Proves the patched pvrsrvkm actually imports foreign dma-bufs and renders them.

# build lines are in each file header:
gcc dmabuf_render_test.c  -o dmabuf_render_test  $(pkg-config --cflags --libs gbm)        -lvulkan -ldl
gcc dmabuf_foreign_test.c -o dmabuf_foreign_test $(pkg-config --cflags --libs libdrm gbm) -lvulkan
LD_LIBRARY_PATH=/usr/local/lib VK_ICD_FILENAMES=/usr/share/vulkan/icd.d/img_icd.json ./dmabuf_render_test
LD_LIBRARY_PATH=/usr/local/lib VK_ICD_FILENAMES=/usr/share/vulkan/icd.d/img_icd.json ./dmabuf_foreign_test
# expect: drmPrimeFDToHandle OK (not ENOSYS) + GPU readback matches (e.g. 65536/65536)
# foreign_test allocates from /dev/dma_heap/system to exercise the non-self-import path.
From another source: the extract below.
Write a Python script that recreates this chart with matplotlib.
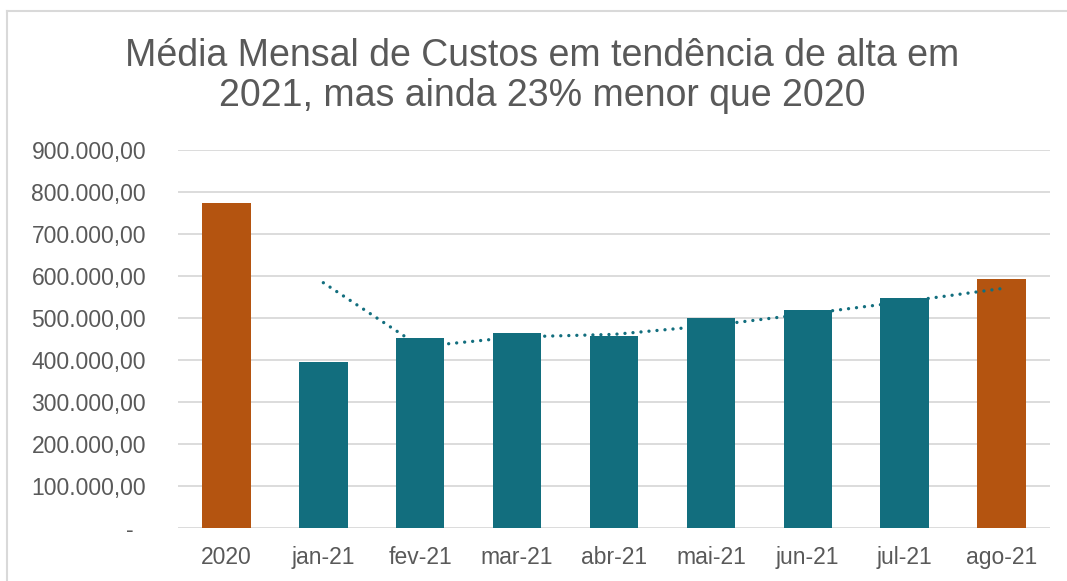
import matplotlib.pyplot as plt
from matplotlib.ticker import FuncFormatter
import numpy as np

plt.rcParams['font.family'] = ['Liberation Sans', 'DejaVu Sans']

# Dados
categorias = ['2020', 'jan-21', 'fev-21', 'mar-21', 'abr-21', 'mai-21', 'jun-21', 'jul-21', 'ago-21']
custos = [774000, 395000, 452000, 464000, 456000, 499000, 519000, 548000, 593000]
destaque = [True, False, False, False, False, False, False, False, True]
tendencia_cat = ['jan-21', 'fev-21', 'mar-21', 'abr-21', 'mai-21', 'jun-21', 'jul-21', 'ago-21']
tendencia = [584000, 432000, 455000, 461000, 482000, 510000, 539000, 570000]
y_ticks = [0, 100000, 200000, 300000, 400000, 500000, 600000, 700000, 800000, 900000]

TEAL = '#126E7E'
LARANJA = '#B45410'
CINZA = '#595959'

def fmt_brl(v, pos=None):
    if v == 0:
        return '-  '
    s = f"{v:,.2f}"
    return s.replace(',', 'X').replace('.', ',').replace('X', '.')

fig = plt.figure(figsize=(10.67, 5.81), dpi=100)
fig.patch.set_facecolor('white')

# borda da área do gráfico (cortada à direita e embaixo)
W, H = 1067, 581
fig.add_artist(plt.Line2D([7 / W, 7 / W], [0, 1 - 11 / H], color='#D9D9D9', lw=1.5,
                          transform=fig.transFigure))
fig.add_artist(plt.Line2D([7 / W, 1], [1 - 11 / H, 1 - 11 / H], color='#D9D9D9', lw=1.5,
                          transform=fig.transFigure))

ax = fig.add_axes([178 / W, 53 / H, (1050 - 178) / W, (528 - 150) / H])

x = np.arange(len(categorias))
cores = [LARANJA if d else TEAL for d in destaque]
ax.bar(x, custos, width=0.5, color=cores, zorder=2)

xt = [categorias.index(c) for c in tendencia_cat]
ax.plot(xt, tendencia, color=TEAL, lw=2.4, linestyle=(0, (0.01, 2.4)),
        dash_capstyle='round', zorder=3)

ax.set_xlim(-0.5, len(categorias) - 0.5)
ax.set_ylim(0, 900000)
ax.set_yticks(y_ticks)
ax.yaxis.set_major_formatter(FuncFormatter(fmt_brl))
ax.set_xticks(x)
ax.set_xticklabels(categorias)

ax.grid(axis='y', color='#D5D5D5', lw=1.2, zorder=0)
for s in ax.spines.values():
    s.set_visible(False)
ax.tick_params(axis='both', length=0, labelsize=16.5, labelcolor=CINZA)
ax.tick_params(axis='y', pad=23)
ax.tick_params(axis='x', pad=13)

fig.text(542 / W, 1 - 76 / H,
         'Média Mensal de Custos em tendência de alta em\n2021, mas ainda 23% menor que 2020',
         ha='center', va='center', fontsize=27, color=CINZA, linespacing=1.12)

fig.savefig('out.png', dpi=100)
H.264 hardware encode (VE2)

gcc enctest_h264.c -o enctest_h264 -lva -lva-drm   # adjust libs to your VAAPI setup
./enctest_h264

CPU / RAM / storage (standard tools)

sysbench --test=cpu  --cpu-max-prime=20000 --num-threads=1 run   # single-core
sysbench --test=cpu  --cpu-max-prime=20000 --num-threads=8 run   # all cores
sysbench --test=memory --memory-block-size=1M --num-threads=8 run
fio --name=r --rw=read    --bs=1M  --direct=1 --size=2G --filename=/tmp/fio.bin
fio --name=w --rw=randwrite --bs=4k --direct=1 --size=1G --filename=/tmp/fio.bin

GPU_BENCHMARK.md is the original raw GPU run for reference. Methodology note: these are indicative single-board numbers; report your kernel, DDK version (strings /usr/lib/libVK_IMG.so* | grep -m1 24.), board, and ambient temp.

Unaligned-atomic overhead (the "187× myth")

x86_64-linux-gnu-gcc -O2 -static uatomic.c -o uatomic_x86      # cross-compile the x86 bench
FEXInterpreter ./uatomic_x86 30000000 0    # aligned   (baseline)
FEXInterpreter ./uatomic_x86 30000000 2    # unaligned (<16B)
FEXInterpreter ./uatomic_x86 30000000 14   # split-lock (crosses 16B)
# STOCK upstream FEX on A733: aligned ~154 Mops, unaligned ~0.70 (≈190x slower, ≈1430 ns/op)
#   — it SIGBUS-traps per op (no FEAT_LSE2/uscat). Config knobs do NOT change this.
# A local FEX codegen patch (Arm64.cpp backpatch fix) cuts unaligned to ~61 Mops (~2.5x).
# So your number depends on which FEX you run — report stock vs patched.

x87 ReducedPrecision win (pattern-dependent)

x86_64-linux-gnu-gcc -O2 -static x87l.c -o x87l_x86     # fldl/faddl (64-bit on x87 stack)
# toggle via config file (env FEX_ vars are overridden by ~/.fex-emu/Config.json):
for r in 0 1; do printf '{"Config":{"X87ReducedPrecision":"%s"}}' $r > ~/.fex-emu/Config.json
  FEXInterpreter ./x87l_x86 20000000; done
# X87RP=0 ~75 ns/iter  ->  X87RP=1 ~4 ns/iter  = ~18x  (only for 64-bit-on-x87; not true 80-bit long double)